Gordon Neon Co. v. Iacino

398 P.2d 623 | Colo. | 1965

Opinion by

Mr. Justice Day.

We will refer to the parties by name.

In February, 1964, Gordon Neon Co. obtained a writ of execution in the district court in aid of satisfaction of judgment which had previously been entered in its favor against one Joseph Prunk, the operator of a tavern in the premises owned by the Iacinos. The Iacinos also held a chattel mortgage on all the furniture and fixtures in the tavern.

The sheriff, in carrying out the mandate of the writ of execution, seized two cash registers which were being used by Prunk. The Iacinos brought action in the district court alleging ownership of the cash registers and sought damages for their wrongful taking. They also asked for injunctive relief to restrain Gordon Neon Co. from attempting to levy upon any of the other chattels in the tavern.

The trial court entered judgment of possession of the registers in favor of the Iacinos after finding that they were the owners thereof. There was an additional finding that Prunk had no right, title or interest in and to the registers. A permanent restraining order was also issued against Gordon Neon Co. as prayed for in the complaint. The claim for damages for the alleged wrongful taking was abandoned.

By this writ of error Gordon Neon Co. seeks to reverse the adverse judgment and asserts that its lien on the cash registers is superior to the chattel mortgage of the Iacinos, and contends here that the trial court erred *282in failing to so find and in refusing to give effect to its levy upon them.

The main thrust of Gordon Neon Co.’s argument is based on the premise that its levy was in the hands of the sheriff on the 7th day of February, 1964, and that the Iacinos’ title to the property through a claimed foreclosure of the chattel mortgage did not vest until February 13, 1964. The judgment upon which execution issued being against Prunk personally, the validity of the levy on the cash registers depended upon whether Prunk owned them at the time the execution was placed in the hands of the sheriff. The right of the Iacinos to maintain the action for possession and for a permanent injunction depended upon their having acquired the title.

Thus the only determination we need make here is whether the evidence supports a finding that Prunk was not the owner of the property at the time critical to Gordon Neon Co.’s claim to a lien and the additional finding that the Iacinos were the owners of and entitled to possession of the cash registers. With the repeated assertion from this court that we will not disturb findings of fact of the trial court if supported by competent evidence, we no longer cite authority for this appellate rule.
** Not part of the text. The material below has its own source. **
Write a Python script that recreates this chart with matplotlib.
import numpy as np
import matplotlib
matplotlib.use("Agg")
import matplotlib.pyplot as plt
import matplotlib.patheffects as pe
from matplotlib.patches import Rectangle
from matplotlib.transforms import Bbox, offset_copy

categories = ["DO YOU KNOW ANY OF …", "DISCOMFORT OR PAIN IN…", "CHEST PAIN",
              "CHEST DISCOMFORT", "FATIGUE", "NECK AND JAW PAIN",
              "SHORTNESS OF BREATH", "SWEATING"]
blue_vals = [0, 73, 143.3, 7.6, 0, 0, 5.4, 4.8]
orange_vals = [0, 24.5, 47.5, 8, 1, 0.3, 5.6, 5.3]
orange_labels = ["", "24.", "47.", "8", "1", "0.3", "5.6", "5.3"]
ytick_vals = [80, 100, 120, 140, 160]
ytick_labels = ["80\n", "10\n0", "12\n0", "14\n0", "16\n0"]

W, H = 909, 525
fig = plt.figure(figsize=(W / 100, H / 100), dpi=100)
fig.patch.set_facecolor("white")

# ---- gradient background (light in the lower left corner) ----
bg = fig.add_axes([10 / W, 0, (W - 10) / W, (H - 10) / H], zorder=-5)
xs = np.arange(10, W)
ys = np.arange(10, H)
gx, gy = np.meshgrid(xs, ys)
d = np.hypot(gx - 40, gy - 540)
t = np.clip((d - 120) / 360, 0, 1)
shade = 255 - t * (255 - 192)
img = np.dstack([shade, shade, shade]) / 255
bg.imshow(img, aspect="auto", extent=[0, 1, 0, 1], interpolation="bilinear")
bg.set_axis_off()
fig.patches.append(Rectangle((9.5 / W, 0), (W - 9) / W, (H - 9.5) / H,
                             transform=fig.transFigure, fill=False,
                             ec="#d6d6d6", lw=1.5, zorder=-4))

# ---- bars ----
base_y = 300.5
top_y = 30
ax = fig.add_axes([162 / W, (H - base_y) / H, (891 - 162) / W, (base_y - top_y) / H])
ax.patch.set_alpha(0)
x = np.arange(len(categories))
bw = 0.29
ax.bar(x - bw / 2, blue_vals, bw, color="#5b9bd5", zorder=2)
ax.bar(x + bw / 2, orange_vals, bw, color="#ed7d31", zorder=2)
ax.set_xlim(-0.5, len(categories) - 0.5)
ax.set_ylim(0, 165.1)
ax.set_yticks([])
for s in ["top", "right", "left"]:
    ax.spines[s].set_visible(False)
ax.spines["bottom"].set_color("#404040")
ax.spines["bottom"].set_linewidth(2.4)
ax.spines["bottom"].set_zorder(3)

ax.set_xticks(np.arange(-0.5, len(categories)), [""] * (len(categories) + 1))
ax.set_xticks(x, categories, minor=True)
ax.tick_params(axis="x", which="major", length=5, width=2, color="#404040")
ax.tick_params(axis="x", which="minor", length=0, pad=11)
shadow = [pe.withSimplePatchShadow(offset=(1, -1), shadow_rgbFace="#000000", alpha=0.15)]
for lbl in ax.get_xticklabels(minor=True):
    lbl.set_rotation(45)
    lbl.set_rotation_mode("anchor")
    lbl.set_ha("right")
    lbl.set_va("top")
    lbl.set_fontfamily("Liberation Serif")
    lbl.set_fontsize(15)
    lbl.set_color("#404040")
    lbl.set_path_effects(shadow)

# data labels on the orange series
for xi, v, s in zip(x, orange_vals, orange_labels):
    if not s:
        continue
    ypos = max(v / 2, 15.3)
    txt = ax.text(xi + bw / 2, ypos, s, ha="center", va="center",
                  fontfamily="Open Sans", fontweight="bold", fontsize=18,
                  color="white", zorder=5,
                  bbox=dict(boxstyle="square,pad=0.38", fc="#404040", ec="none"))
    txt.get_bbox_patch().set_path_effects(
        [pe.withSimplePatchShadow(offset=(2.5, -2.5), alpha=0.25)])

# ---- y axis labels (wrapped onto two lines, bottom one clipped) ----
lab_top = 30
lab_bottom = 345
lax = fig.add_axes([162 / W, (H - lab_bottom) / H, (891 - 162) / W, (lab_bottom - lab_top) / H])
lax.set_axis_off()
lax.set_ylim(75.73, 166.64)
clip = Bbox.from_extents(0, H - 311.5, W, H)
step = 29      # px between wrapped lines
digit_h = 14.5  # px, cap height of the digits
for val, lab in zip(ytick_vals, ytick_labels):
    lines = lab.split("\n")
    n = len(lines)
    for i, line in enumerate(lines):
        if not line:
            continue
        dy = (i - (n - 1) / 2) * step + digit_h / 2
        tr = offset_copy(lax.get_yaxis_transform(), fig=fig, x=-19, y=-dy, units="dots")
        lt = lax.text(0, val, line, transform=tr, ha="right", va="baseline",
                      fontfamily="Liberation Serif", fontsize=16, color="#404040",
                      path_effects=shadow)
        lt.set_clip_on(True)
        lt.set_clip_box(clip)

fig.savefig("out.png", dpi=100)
Evidence, the credibility of which was to be determined by the trier of the fact, was that Prunk in 1960 had executed a promissory note in the amount of $50,000.00 payable to the Iacinos and secured by chattel mortgage on the furniture and fixtures in the tavern, including the two cash registers here in controversy. There was testimony that title to the property had been twice transferred since the execution of the mortgage by Prunk, and that, on the date that the writ of execution was placed in the hands of the sheriff, title was in Lakewood Gardens, Inc., and had been for several years. Lakewood Gardens, through its officers, acknowledged itself to be the obligor on the indebtedness.
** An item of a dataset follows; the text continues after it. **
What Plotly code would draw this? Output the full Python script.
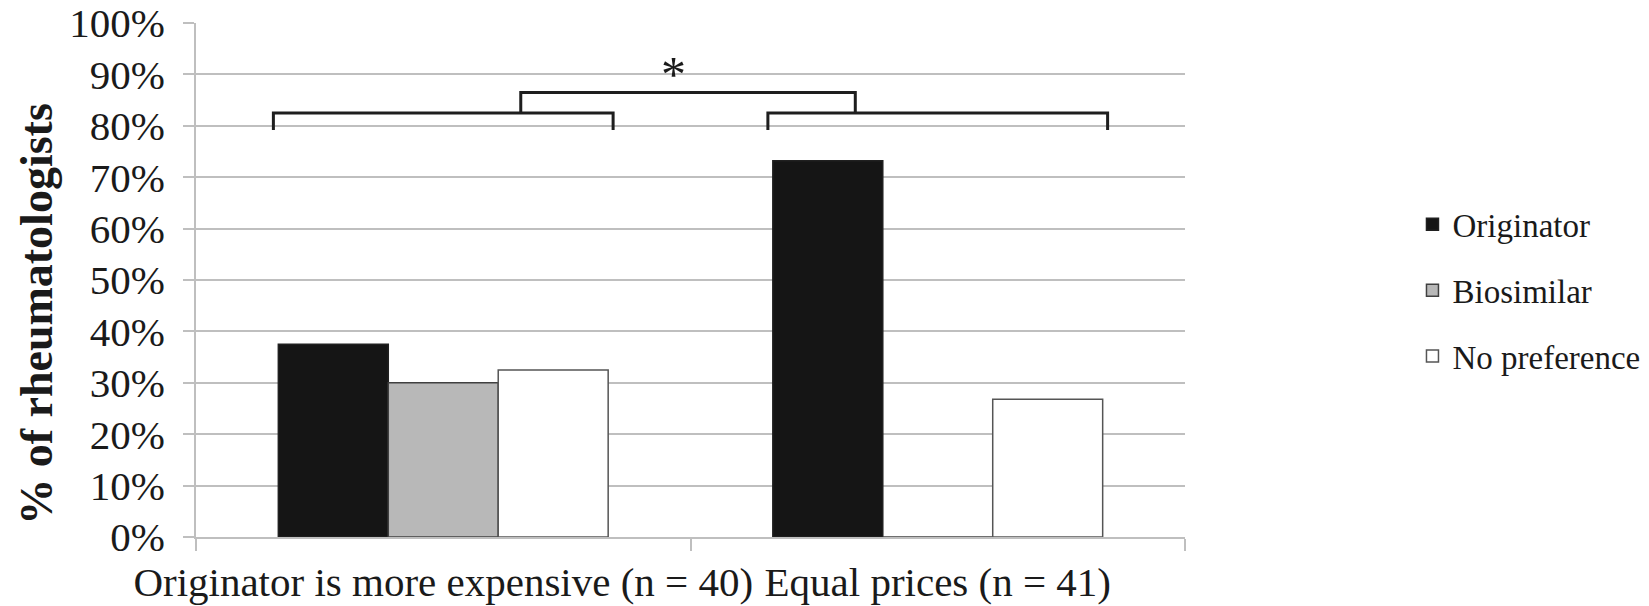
import plotly.graph_objects as go

categories = ["Originator is more expensive (n = 40)", "Equal prices (n = 41)"]
series_names = ["Originator", "Biosimilar", "No preference"]
originator = [37.5, 73.2]
biosimilar = [30.0, 0.0]
no_preference = [32.5, 26.8]
y_ticks = [0, 10, 20, 30, 40, 50, 60, 70, 80, 90, 100]
y_tick_labels = [f"{v}%" for v in y_ticks]
y_title = "% of rheumatologists"
star_label = "*"

FONT = "Liberation Serif, Times New Roman, serif"
TXT = "#1a1a1a"
fills = ["#151515", "#B8B8B8", "#FFFFFF"]
outlines = ["#202020", "#404040", "#555555"]
BARGAP = 0.333

fig = go.Figure()
for name, vals, fc, lc in zip(series_names, [originator, biosimilar, no_preference], fills, outlines):
    fig.add_trace(go.Bar(
        x=categories, y=vals, name=name, legendgroup=name,
        marker=dict(color=fc, line=dict(color=lc, width=1.5)),
    ))

half = (1 - BARGAP) / 2 + 0.01
leg_lo, leg_hi, top_y, top_leg = 79.2, 82.5, 86.5, 82.5
line_style = dict(color="#1e1e1e", width=3)

def bracket(x0, x1, ylo, yhi):
    fig.add_shape(type="path", xref="x", yref="y",
                  path=f"M {x0},{ylo} L {x0},{yhi} L {x1},{yhi} L {x1},{ylo}",
                  line=line_style)

bracket(0 - half, 0 + half, leg_lo, leg_hi)
bracket(1 - half, 1 + half, leg_lo, leg_hi)
bracket(half / 2 - 0.015, 1 - half / 2 + 0.005, top_leg, top_y)

fig.add_annotation(x=0.466, y=90.0, xref="x", yref="y", text=star_label, showarrow=False,
                   font=dict(family=FONT, size=50, color=TXT))
fig.add_annotation(x=-0.1606, y=0.4345, xref="paper", yref="paper", text=f"<b>{y_title}</b>",
                   textangle=-90, showarrow=False, xanchor="center", yanchor="middle",
                   font=dict(family=FONT, size=46, color=TXT))

fig.update_layout(
    width=1649, height=606,
    margin=dict(l=188, r=465, t=15, b=77),
    paper_bgcolor="white", plot_bgcolor="white",
    barmode="group", bargap=BARGAP, bargroupgap=0,
    font=dict(family=FONT, size=36, color=TXT),
    legend=dict(x=1.23, y=0.48, xanchor="left", yanchor="middle",
                font=dict(family=FONT, size=33, color=TXT),
                traceorder="grouped", tracegroupgap=20, itemwidth=30),
    showlegend=True,
)
fig.update_xaxes(type="category", tickson="boundaries", ticks="outside", ticklen=12,
                 tickcolor="#BFBFBF", tickwidth=2, showline=True, linecolor="#BFBFBF",
                 linewidth=2, showgrid=False, tickangle=0, automargin=False,
                 ticklabelstandoff=8, ticklabeloverflow="allow",
                 tickfont=dict(family=FONT, size=41, color=TXT),
                 range=[-0.5, 1.5])
fig.update_yaxes(range=[0, 100], tickvals=y_ticks, ticktext=y_tick_labels, ticks="outside",
                 ticklen=11, tickcolor="#BFBFBF", tickwidth=2, showgrid=True,
                 gridcolor="#BFBFBF", gridwidth=2, showline=True, linecolor="#BFBFBF",
                 linewidth=2, zeroline=False, automargin=False, ticklabelstandoff=10,
                 ticklabeloverflow="allow",
                 tickfont=dict(family=FONT, size=41, color=TXT))

fig.write_html("out.html")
Moreover, there was testimony that through mutual *283understanding the Iacinos had foreclosed on the chattel mortgage the day before the sheriff’s seizure of the registers. According to the testimony adduced at the trial, Victor Iacino was actually present in the tavern asserting dominion over and claiming actual possession of the chattels at the time the sheriff appeared and carted off the two registers.

The evidence was sufficient to support the findings of the trial court that title was not in Prunk on the date the levy was filed in the sheriff’s office or on the date of the actual seizure of the registers and that the Iacinos were entitled to the possession of the registers. It is not within our province to say that the court should have found otherwise or to substitute our judgment for that of the trial judge.

The judgment is affirmed.

Mr. Chief Justice Pringle and Mr. Justice McWilliams concur.